I actually saw a hilarious television episode who used this with great effect...
The first perspective you watched showed a rather hilarious disaster of a party complete with the hosts throwing expensive food on the floor and the guests fleeing the house due to a fire and an insect infestation. The later perspectives each added one piece to the puzzle of WHY that happened (which turned the craziness into logical events), and showed events occurring simultaneously to the others from different rooms, with some artful overlap to tie it all together. As a result, it was several different stories that happened to overlap with dire consequences. THAT worked, and the results were absolutely hilarious.
But the thought of reading the same situations, instead of watching them occur over a half-hour television show...? NO WAY. It wouldn't flow as well. That's too much juggling of information.



As for things that drive me nuts when reading?

24. Changes of tense within the same paragraph (unless it makes sense, like someone doing one thing while remembering another). It doesn't flow well if the events are on the same timeline, and actually makes things sound choppy.

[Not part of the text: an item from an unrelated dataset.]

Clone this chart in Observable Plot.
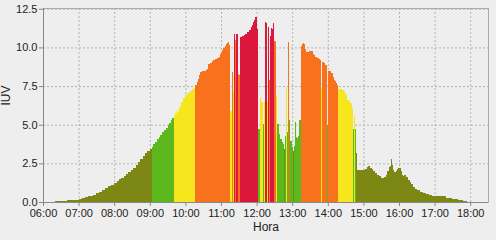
<!DOCTYPE html>
<html>
<head>
<meta charset="utf-8">
<script src="https://cdn.jsdelivr.net/npm/d3@7"></script>
<script src="https://cdn.jsdelivr.net/npm/@observablehq/plot@0.6"></script>
<style>
  html, body { margin: 0; padding: 0; background: #eeeeee; }
  .uv [aria-label$="tick"] { color: #888888; }
</style>
</head>
<body>
<div id="chart"></div>
<script>
// Axis titles
const xTitle = "Hora";
const yTitle = "IUV";
// Hour tick labels
const hourTicks = ["06:00","07:00","08:00","09:00","10:00","11:00","12:00","13:00","14:00","15:00","16:00","17:00","18:00"];
const uvTicks = [0, 2.5, 5, 7.5, 10, 12.5];
// UV class breaks and colours
const uvBreaks = [3.5, 5.5, 7.5, 10.5];
const uvColors = ["#7d8714", "#5cb81c", "#f5e61e", "#f8711c", "#dc173c"];

// Measurement times (HH:MM), 10 per row
const times = [
  "06:00","06:10","06:20","06:30","06:40","06:50","07:00","07:05","07:10","07:15",
  "07:20","07:25","07:30","07:35","07:40","07:45","07:50","07:55","08:00","08:04",
  "08:08","08:12","08:16","08:20","08:24","08:28","08:32","08:36","08:40","08:44",
  "08:48","08:52","08:56","09:00","09:03","09:06","09:09","09:12","09:15","09:18",
  "09:21","09:24","09:27","09:30","09:33","09:36","09:38","09:40","09:43","09:46",
  "09:48","09:50","09:53","09:56","09:59","10:02","10:05","10:08","10:11","10:14",
  "10:17","10:19","10:21","10:23","10:25","10:28","10:31","10:34","10:36","10:38",
  "10:41","10:44","10:47","10:50","10:53","10:56","10:58","11:00","11:02","11:04",
  "11:06","11:08","11:10","11:12","11:14","11:16","11:18","11:19","11:20","11:21",
  "11:22","11:24","11:26","11:28","11:30","11:32","11:35","11:38","11:41","11:44",
  "11:47","11:50","11:52","11:54","11:56","11:58","12:00","12:01","12:03","12:05",
  "12:06","12:07","12:08","12:10","12:11","12:13","12:14","12:16","12:17","12:19",
  "12:20","12:21","12:22","12:24","12:26","12:28","12:30","12:32","12:33","12:34",
  "12:35","12:37","12:38","12:40","12:42","12:44","12:46","12:47","12:48","12:50",
  "12:51","12:52","12:53","12:54","12:55","12:56","12:57","12:59","13:00","13:01",
  "13:03","13:04","13:05","13:06","13:08","13:09","13:11","13:12","13:14","13:16",
  "13:18","13:20","13:22","13:24","13:26","13:29","13:32","13:35","13:37","13:39",
  "13:42","13:45","13:47","13:48","13:50","13:53","13:56","13:58","13:59","14:00",
  "14:03","14:06","14:08","14:10","14:12","14:14","14:16","14:17","14:18","14:21",
  "14:24","14:27","14:29","14:31","14:32","14:33","14:36","14:38","14:40","14:42",
  "14:44","14:45","14:46","14:47","14:48","14:50","14:54","14:57","15:00","15:03",
  "15:06","15:08","15:11","15:14","15:17","15:20","15:23","15:26","15:29","15:32",
  "15:35","15:38","15:40","15:43","15:45","15:47","15:48","15:50","15:52","15:55",
  "15:57","15:59","16:01","16:03","16:05","16:07","16:09","16:12","16:15","16:18",
  "16:21","16:24","16:27","16:30","16:35","16:40","16:45","16:50","16:55","17:00",
  "17:10","17:20","17:30","17:40","17:48","17:55"
];
// UV index values, aligned with times
const uv = [
  0.01,0.02,0.04,0.07,0.11,0.16,0.21,0.25,0.30,0.36,
  0.42,0.48,0.56,0.66,0.77,0.90,1.02,1.12,1.23,1.35,
  1.46,1.57,1.69,1.80,1.92,2.04,2.20,2.40,2.60,2.80,
  2.98,3.15,3.32,3.45,3.56,3.72,3.90,4.05,4.20,4.35,
  4.50,4.65,4.80,4.95,5.10,5.28,5.45,5.55,5.75,5.92,
  5.85,6.15,6.45,6.75,6.95,7.00,7.08,7.18,7.28,7.40,
  7.55,7.75,7.98,8.20,8.40,8.48,8.48,8.52,8.60,8.90,
  9.00,9.10,9.20,9.25,9.30,9.40,9.55,9.70,9.82,9.95,
  10.08,10.20,10.30,10.38,10.15,5.90,10.10,8.40,10.93,7.10,
  10.90,10.45,10.90,8.30,8.20,10.70,10.75,10.80,10.90,11.00,
  11.15,11.30,11.45,11.64,11.80,11.97,11.86,11.20,4.70,5.23,
  6.75,8.27,6.45,6.56,5.04,6.50,11.66,11.60,6.50,11.40,
  11.35,7.90,10.75,11.27,11.20,11.58,10.43,10.00,6.86,9.80,
  5.02,4.90,4.37,4.10,3.90,3.75,3.60,3.45,4.26,7.47,
  6.34,4.50,10.32,4.37,5.30,4.10,3.93,3.75,3.55,3.30,
  3.60,5.34,5.20,4.20,4.15,4.30,5.34,5.30,10.10,10.25,
  10.28,10.20,9.93,9.70,9.72,9.78,9.75,9.56,9.50,9.35,
  9.30,9.28,9.20,7.40,9.05,9.00,8.85,8.75,5.00,8.50,
  8.45,8.35,8.10,7.90,7.80,7.70,7.55,4.30,7.30,7.33,
  7.25,7.18,7.00,6.90,4.80,6.60,6.55,6.40,6.10,4.70,
  5.56,5.47,4.70,4.00,3.18,2.10,2.09,2.05,2.05,2.14,
  2.25,2.31,2.22,2.14,2.00,1.90,1.77,1.65,1.57,1.58,
  1.63,1.75,1.99,2.25,2.35,2.81,2.40,2.10,1.92,2.00,
  2.12,2.20,2.18,1.99,1.75,1.66,1.77,1.60,1.45,1.30,
  1.15,0.95,0.82,0.75,0.66,0.58,0.52,0.47,0.42,0.37,
  0.36,0.28,0.20,0.15,0.09,0
];

const toDate = s => { const [h, m] = s.split(":").map(Number); return new Date(Date.UTC(2000, 0, 1, h, m)); };
const tickDates = hourTicks.map(toDate);
const bars = times.map((s, i) => ({
  t: toDate(s),
  t2: toDate(times[Math.min(i + 1, times.length - 1)]),
  uv: uv[i]
}));
const xStart = toDate("06:00"), xEnd = toDate("18:30");

const chart = Plot.plot({
  className: "uv",
  width: 496,
  height: 240,
  marginLeft: 43,
  marginRight: 8,
  marginTop: 8,
  marginBottom: 38,
  style: {background: "#eeeeee", fontFamily: "'Liberation Sans', Arial, sans-serif", fontSize: "11px", color: "#222222", overflow: "visible"},
  x: {type: "utc", domain: [xStart, xEnd], ticks: tickDates, tickFormat: d3.utcFormat("%H:%M"), tickSize: 4, tickPadding: 3, label: null},
  y: {domain: [0, 12.55], ticks: uvTicks, tickFormat: d3.format(".1f"), tickSize: 4, tickPadding: 2, label: null},
  color: {type: "threshold", domain: uvBreaks, range: uvColors},
  marks: [
    Plot.ruleX(tickDates, {stroke: "#b4b4b4", strokeDasharray: "2,2"}),
    Plot.ruleY(uvTicks, {stroke: "#b4b4b4", strokeDasharray: "2,2"}),
    Plot.rectY(bars, {x1: "t", x2: "t2", y: "uv", fill: "uv", shapeRendering: "crispEdges"}),
    Plot.frame({stroke: "#aaaaaa"}),
    Plot.ruleY([0], {stroke: "#888888"}),
    Plot.ruleX([xStart], {stroke: "#888888"}),
    Plot.text([xTitle], {frameAnchor: "bottom", dy: 28, fontSize: 12, fill: "#222222"}),
    Plot.text([yTitle], {frameAnchor: "left", dx: -37, rotate: -90, fontSize: 12, fill: "#222222"})
  ]
});
document.getElementById("chart").appendChild(chart);
</script>
</body>
</html>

25. Misuse/overuse of pronouns because it gets really confusing to try and keep track of things.
If there are many people of the same gender talking to each other, there has to be some way to differentiate which one is which, if it matters. If it doesn't matter (or you're trying to accentuate confusion in, say, a barfight or something), you don't have to use pronouns at all.
Likewise, the misuse of "they" makes me think there are at least two people involved, and I get lost looking for the non-existent person I missed, rather than paying attention to the story.